Airstrikes kill at least 15 during ceasefire in northwestern Syria
Posted January 15, 2020 7:03 p.m. EST
CNN — More than a dozen people were killed and 60 injured in airstrikes on Wednesday in the last rebel-held area in northwest Syria, according to activists on the ground and the volunteer rescue group known as the White Helmets.
The deaths come after a ceasefire agreement in the province went into effect on January 12, according to the Turkish defense ministry. The deal was brokered by Turkey and Russia.
At least 15 people were killed in strikes on a market and the industrial zone in Idlib city, according to Idlib-based media activist Zaher Jaber. There are reports of people still buried under the rubble.
A resident of Kafra Nbel, a town close to Idlib city, said the area has been targeted twice and aircraft had been hovering overhead throughout the day on Wednesday.

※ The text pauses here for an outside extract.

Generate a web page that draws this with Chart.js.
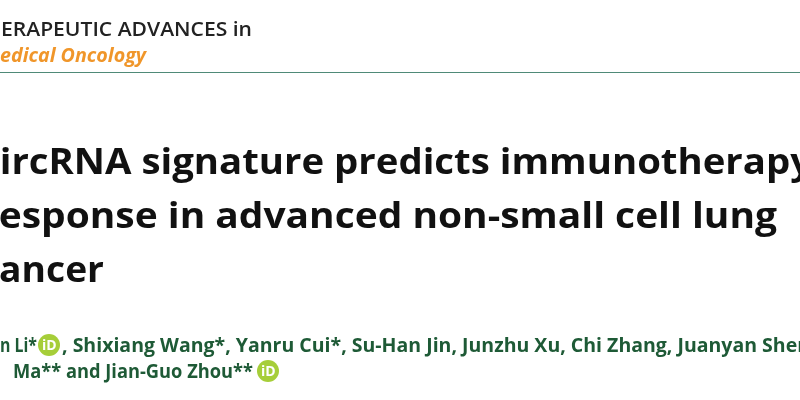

"At least 5 warplanes have been targeting anything moving on the ground," said 22-year-old Mohammad Kafranbel.
The White Helmets have recorded more than a dozen violations of the ceasefire since it was announced, according to tweets from the rescue group. It said one of its members was among the dead, and accused Russia of conducting the airstrikes.
"Russia proves again its disrespect to any ceasefire in Syria, and that the recent agreement with Turkey, in its fourth day, is nothing but a repetitive scenario of similar failing agreements" it said in a statement to CNN.
"With continuing the artillery and aerial bombardment by Russia, the ceasefire has come to an end" it said, adding that that the towns of Maarat Al Nouman, Kafra Nbel and Ariha were also targeted by the strikes.
The Russian Defense Ministry did not respond to a request for comment.
In recent months, Syrian President Bashar al-Assad's army, with support from Russian air power, has stepped up its attacks on the northwestern province -- the country's last major opposition bastion and home to more than 3 million Syrians.
The government has said that it is targeting terrorists in Idlib. But if the violence continues, hundreds of thousands of civilians could be displaced in the coming weeks, international aid organizations warned in December.